La giurisprudenza di merito ha già avuto modo di pronunciarsi, accogliendo l’interpretazione qui avanzata. E’ il caso, recentemente deciso dal Tribunale Penale di Treviso, dell’automobilista che, assolto dall’accusa del reato di cui all’art. 186, co. 2, lett. C), C.d.s. (l’ipotesi più grave) per inutilizzabilità dell’esame mediante etilometro, è stato riconosciuto responsabile per l’illecito amministrativo di cui all’art. 186, co. 2, lett. A) C.d.s.. Nella fattispecie, il giudice trevigiano, in applicazione dell’art. 224 C.d.s., trasmetteva poi la sentenza di assoluzione al Prefetto competente per l’applicazione della sanzione amministrativa relativa all’illecito amministrativo che lui stesso (giudice penale) aveva accertato nel procedimento penale. Vi è di più. E’ anche il caso, deciso dal Tribunale Civile di Torino nel 2015 in materia di apparecchi illeciti da gioco, che, in ragione della connessione obiettiva ex art. 24 L. 689 del 1981, ha dichiarato l’Agenzia dei Monopoli e delle Dogane (AAMS) radicalmente incompetente ad irrogare ordinanza ingiunzione per la violazione amministrativa di cui all’art. 110, co. 9, lett- f-ter) T.u.l.p.s., demandando al giudice penale competente per la concorrente fattispecie penale contestata ex art. 4 L. 401 del 1989, la cognizione completa di tutti i frammenti della fattispecie concreta.

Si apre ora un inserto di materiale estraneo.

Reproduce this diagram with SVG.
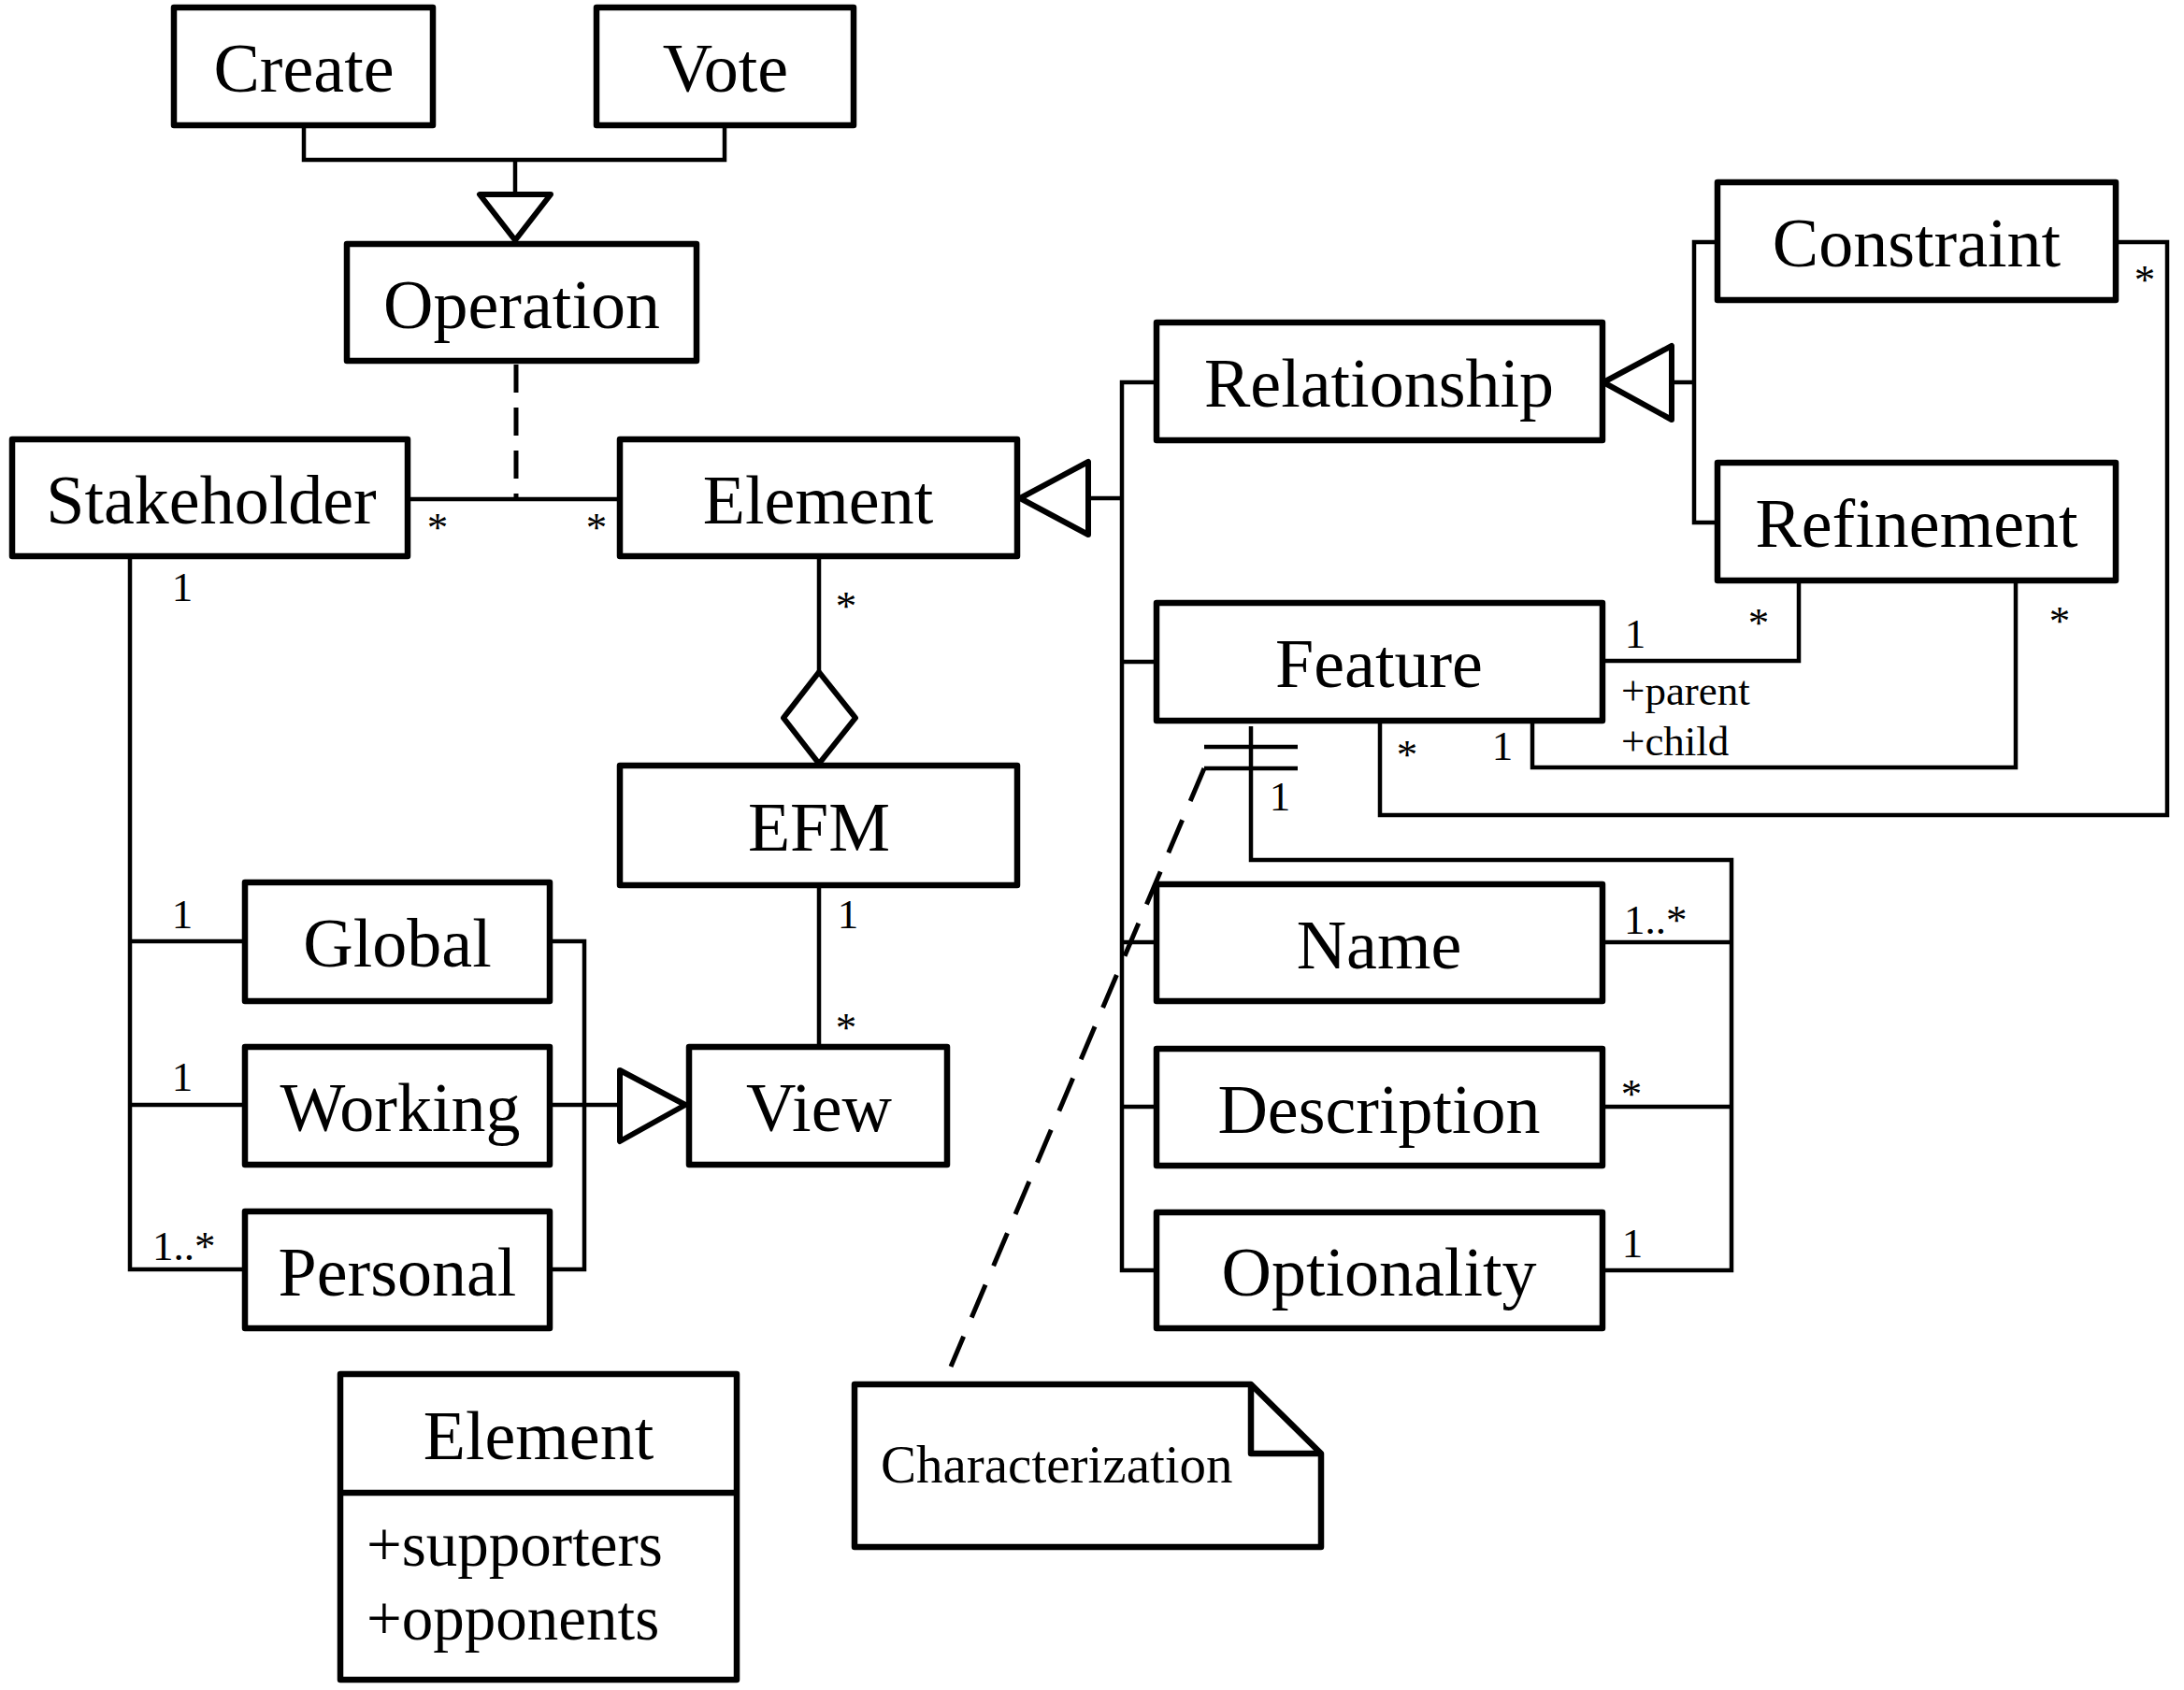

Ne risulta allora che, in caso di condanna nel giudizio penale, il giudice applica all’imputato anche la sanzione amministrativa per una violazione “civile”; viceversa, in caso di assoluzione, ed accertata la violazione “civile”, il giudice penale demanderà all’organo competente amministrativo (il Prefetto) l’applicazione della sanzione amministrativa pecuniaria.
Se tale è la disciplina vigente in caso di connessione obiettiva tra un illecito civile ed un illecito penale, l’eventuale verbale di contestazione amministrativa che l’organo accertatore (polizia municipale o stradale, carabinieri ecc.) dovesse contestare in siffatte ipotesi di concorso tra l’illecito amministrativo e quello penale potrà essere impugnato, con conseguente annullamento della sanzione pecuniaria di cui all’art. 186, co. 2, lett. A) C.d.s. per incompetenza dell’autorità amministrativa all’irrogazione della sanzione. Sarà il giudice penale, chiamato a pronunciarsi sul rifiuto all’alcoltest, a verificare anche la sussistenza degli elementi costitutivi della fattispecie amministrativa e, eventualmente, determinare la sanzione corrispondente.